> _Given problem_
In the listing that follows, retype every line from the first through the one containing "import * as". Pictures are to be left out.

> _Provided material_
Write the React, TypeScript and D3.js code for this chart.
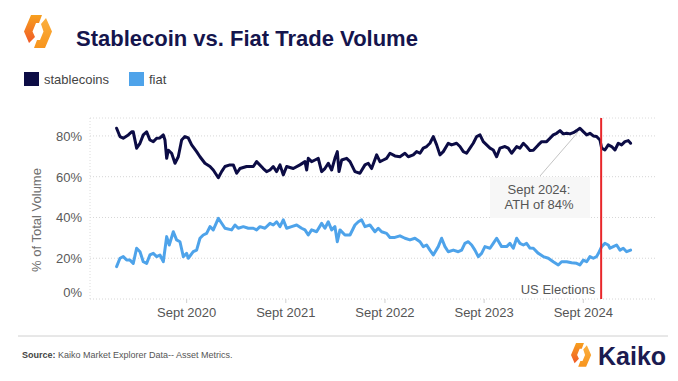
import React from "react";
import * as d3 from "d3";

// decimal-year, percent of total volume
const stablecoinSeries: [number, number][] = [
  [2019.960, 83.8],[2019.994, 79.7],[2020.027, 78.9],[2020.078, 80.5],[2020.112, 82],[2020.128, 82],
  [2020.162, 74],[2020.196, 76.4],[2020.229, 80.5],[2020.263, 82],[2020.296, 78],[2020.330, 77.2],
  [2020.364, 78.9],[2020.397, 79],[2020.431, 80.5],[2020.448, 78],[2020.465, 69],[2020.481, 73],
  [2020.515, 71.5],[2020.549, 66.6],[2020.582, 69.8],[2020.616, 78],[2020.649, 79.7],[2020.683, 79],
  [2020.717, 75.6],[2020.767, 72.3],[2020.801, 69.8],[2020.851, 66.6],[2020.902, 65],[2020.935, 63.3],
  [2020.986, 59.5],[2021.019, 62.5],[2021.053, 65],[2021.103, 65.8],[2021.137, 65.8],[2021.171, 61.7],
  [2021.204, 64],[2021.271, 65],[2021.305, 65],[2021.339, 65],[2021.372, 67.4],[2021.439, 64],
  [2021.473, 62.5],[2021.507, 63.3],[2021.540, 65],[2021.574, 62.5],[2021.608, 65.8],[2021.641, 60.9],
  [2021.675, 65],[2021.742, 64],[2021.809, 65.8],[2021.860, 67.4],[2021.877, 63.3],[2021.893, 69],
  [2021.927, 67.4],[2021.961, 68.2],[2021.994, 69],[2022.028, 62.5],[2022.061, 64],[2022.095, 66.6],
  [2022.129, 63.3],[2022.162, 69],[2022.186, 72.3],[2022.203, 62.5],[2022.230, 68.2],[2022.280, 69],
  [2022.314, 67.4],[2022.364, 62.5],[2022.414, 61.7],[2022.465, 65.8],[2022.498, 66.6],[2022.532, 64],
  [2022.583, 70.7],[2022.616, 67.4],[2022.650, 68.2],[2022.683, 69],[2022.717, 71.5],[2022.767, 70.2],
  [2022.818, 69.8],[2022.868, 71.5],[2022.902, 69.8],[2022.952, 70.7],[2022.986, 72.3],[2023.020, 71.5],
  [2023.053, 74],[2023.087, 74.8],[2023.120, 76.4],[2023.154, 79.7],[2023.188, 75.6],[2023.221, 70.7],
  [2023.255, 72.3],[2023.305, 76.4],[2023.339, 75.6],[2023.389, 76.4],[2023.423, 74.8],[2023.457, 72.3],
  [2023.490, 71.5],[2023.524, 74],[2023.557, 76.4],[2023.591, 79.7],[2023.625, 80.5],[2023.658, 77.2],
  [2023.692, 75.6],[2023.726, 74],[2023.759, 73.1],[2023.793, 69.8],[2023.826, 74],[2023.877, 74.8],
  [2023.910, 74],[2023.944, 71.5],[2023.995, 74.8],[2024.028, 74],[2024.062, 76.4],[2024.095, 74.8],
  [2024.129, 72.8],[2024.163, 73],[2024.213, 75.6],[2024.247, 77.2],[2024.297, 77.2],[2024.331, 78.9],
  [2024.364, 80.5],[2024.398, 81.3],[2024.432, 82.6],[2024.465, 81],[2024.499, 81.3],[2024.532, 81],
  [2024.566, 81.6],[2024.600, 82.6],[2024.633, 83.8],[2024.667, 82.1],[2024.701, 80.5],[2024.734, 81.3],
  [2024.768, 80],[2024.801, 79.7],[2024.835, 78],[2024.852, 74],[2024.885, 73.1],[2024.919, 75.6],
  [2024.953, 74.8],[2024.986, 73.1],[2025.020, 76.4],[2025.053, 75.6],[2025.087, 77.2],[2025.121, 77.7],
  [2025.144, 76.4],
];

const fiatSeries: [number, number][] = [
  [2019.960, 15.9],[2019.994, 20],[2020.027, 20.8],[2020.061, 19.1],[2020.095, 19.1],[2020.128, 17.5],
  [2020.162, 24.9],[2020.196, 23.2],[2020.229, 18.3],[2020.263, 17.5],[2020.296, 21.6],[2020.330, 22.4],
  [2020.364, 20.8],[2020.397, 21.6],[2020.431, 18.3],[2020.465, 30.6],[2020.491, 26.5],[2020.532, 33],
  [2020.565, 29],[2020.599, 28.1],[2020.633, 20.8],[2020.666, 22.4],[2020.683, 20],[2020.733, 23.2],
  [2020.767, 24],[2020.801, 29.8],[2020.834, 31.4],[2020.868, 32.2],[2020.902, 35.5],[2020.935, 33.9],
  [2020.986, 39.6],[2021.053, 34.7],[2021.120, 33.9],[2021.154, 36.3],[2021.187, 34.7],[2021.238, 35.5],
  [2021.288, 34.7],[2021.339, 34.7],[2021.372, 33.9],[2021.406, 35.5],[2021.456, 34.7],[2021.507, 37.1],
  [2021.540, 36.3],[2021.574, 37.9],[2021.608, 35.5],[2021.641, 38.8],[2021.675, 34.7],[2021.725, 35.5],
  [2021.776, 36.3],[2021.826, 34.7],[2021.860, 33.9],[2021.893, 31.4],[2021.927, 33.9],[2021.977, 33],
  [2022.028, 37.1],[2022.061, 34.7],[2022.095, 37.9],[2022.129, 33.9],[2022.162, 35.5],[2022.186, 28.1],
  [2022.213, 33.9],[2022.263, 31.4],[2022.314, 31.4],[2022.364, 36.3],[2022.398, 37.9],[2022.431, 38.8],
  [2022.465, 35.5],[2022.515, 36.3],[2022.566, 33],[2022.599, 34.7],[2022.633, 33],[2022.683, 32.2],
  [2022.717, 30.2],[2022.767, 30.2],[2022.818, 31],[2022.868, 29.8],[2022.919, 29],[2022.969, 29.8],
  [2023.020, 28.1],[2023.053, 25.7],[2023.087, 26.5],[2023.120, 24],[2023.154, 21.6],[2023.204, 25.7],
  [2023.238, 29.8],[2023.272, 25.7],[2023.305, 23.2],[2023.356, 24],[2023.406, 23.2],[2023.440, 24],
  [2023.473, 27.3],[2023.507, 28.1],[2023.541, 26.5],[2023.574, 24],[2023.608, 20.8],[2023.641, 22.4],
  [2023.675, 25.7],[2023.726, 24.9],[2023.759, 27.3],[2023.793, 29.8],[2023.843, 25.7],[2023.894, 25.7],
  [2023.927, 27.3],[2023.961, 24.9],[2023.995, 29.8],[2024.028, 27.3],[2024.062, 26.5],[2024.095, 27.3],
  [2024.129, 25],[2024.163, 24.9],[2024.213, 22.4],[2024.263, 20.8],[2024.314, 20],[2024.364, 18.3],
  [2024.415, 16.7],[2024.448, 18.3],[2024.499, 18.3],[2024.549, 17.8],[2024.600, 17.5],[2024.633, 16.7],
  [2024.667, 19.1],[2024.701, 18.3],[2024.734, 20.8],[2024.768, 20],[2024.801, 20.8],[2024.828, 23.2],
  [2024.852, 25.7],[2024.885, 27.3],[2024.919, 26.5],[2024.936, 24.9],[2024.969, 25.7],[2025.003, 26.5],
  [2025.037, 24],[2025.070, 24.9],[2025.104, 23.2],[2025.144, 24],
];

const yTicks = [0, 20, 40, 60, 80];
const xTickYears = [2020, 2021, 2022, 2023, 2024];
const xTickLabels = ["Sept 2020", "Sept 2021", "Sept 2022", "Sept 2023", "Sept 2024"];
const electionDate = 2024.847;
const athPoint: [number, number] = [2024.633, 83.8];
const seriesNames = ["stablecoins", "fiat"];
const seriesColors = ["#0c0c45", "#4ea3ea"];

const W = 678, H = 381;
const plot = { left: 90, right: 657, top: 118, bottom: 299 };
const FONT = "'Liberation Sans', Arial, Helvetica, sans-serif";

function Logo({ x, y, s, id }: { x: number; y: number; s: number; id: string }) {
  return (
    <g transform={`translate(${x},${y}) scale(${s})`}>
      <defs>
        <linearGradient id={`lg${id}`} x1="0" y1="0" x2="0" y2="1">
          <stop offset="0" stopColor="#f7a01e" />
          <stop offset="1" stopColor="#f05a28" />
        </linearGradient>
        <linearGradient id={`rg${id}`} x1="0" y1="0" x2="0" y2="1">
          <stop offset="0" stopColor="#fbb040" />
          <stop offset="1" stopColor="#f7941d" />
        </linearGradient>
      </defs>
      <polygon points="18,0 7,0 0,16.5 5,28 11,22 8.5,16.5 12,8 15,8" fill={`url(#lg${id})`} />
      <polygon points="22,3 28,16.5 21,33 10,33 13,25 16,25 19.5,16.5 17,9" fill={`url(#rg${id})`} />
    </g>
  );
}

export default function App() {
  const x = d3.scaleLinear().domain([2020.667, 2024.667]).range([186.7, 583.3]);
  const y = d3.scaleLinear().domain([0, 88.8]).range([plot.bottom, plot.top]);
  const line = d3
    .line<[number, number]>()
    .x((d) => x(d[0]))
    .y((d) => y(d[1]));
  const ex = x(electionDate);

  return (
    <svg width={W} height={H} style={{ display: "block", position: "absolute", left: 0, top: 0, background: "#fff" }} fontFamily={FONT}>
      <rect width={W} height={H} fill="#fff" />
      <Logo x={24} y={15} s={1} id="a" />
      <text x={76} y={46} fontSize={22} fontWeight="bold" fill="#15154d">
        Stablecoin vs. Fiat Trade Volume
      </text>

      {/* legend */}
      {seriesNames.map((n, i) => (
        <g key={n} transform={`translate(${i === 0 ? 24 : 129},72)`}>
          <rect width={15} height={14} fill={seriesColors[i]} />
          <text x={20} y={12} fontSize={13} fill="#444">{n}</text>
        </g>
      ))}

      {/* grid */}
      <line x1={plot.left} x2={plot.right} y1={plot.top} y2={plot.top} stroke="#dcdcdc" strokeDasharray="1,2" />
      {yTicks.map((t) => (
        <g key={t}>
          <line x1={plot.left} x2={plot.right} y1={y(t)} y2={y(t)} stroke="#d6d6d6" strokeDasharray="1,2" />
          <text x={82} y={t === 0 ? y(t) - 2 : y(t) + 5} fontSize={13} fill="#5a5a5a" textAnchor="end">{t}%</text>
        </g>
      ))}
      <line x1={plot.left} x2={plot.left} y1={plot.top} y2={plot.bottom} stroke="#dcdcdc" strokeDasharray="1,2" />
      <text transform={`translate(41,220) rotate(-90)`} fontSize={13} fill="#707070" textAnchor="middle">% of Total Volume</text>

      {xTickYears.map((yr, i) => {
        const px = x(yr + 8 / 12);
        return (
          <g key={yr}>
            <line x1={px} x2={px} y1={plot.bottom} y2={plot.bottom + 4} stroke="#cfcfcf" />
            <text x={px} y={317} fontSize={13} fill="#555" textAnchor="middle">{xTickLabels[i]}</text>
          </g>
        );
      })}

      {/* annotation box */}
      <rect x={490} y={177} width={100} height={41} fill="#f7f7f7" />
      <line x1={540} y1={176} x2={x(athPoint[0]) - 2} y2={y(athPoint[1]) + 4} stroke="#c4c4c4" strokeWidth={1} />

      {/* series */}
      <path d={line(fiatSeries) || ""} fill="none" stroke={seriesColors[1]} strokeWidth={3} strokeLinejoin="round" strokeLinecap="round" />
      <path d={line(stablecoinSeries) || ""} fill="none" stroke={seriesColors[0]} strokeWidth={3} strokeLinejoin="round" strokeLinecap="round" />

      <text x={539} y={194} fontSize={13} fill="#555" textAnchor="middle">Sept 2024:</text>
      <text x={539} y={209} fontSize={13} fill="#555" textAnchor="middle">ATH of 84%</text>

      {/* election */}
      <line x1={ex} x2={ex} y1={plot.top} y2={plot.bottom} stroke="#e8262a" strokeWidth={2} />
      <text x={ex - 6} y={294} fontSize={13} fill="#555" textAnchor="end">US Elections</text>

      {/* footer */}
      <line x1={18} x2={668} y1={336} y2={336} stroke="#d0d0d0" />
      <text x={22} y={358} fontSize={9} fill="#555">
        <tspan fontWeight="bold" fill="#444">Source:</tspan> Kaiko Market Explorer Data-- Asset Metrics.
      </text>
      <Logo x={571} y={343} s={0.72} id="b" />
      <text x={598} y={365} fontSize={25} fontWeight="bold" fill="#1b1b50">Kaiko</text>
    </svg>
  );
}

> _The answer_
Write the React, TypeScript and D3.js code for this chart.
import React from "react";
import * as d3 from "d3";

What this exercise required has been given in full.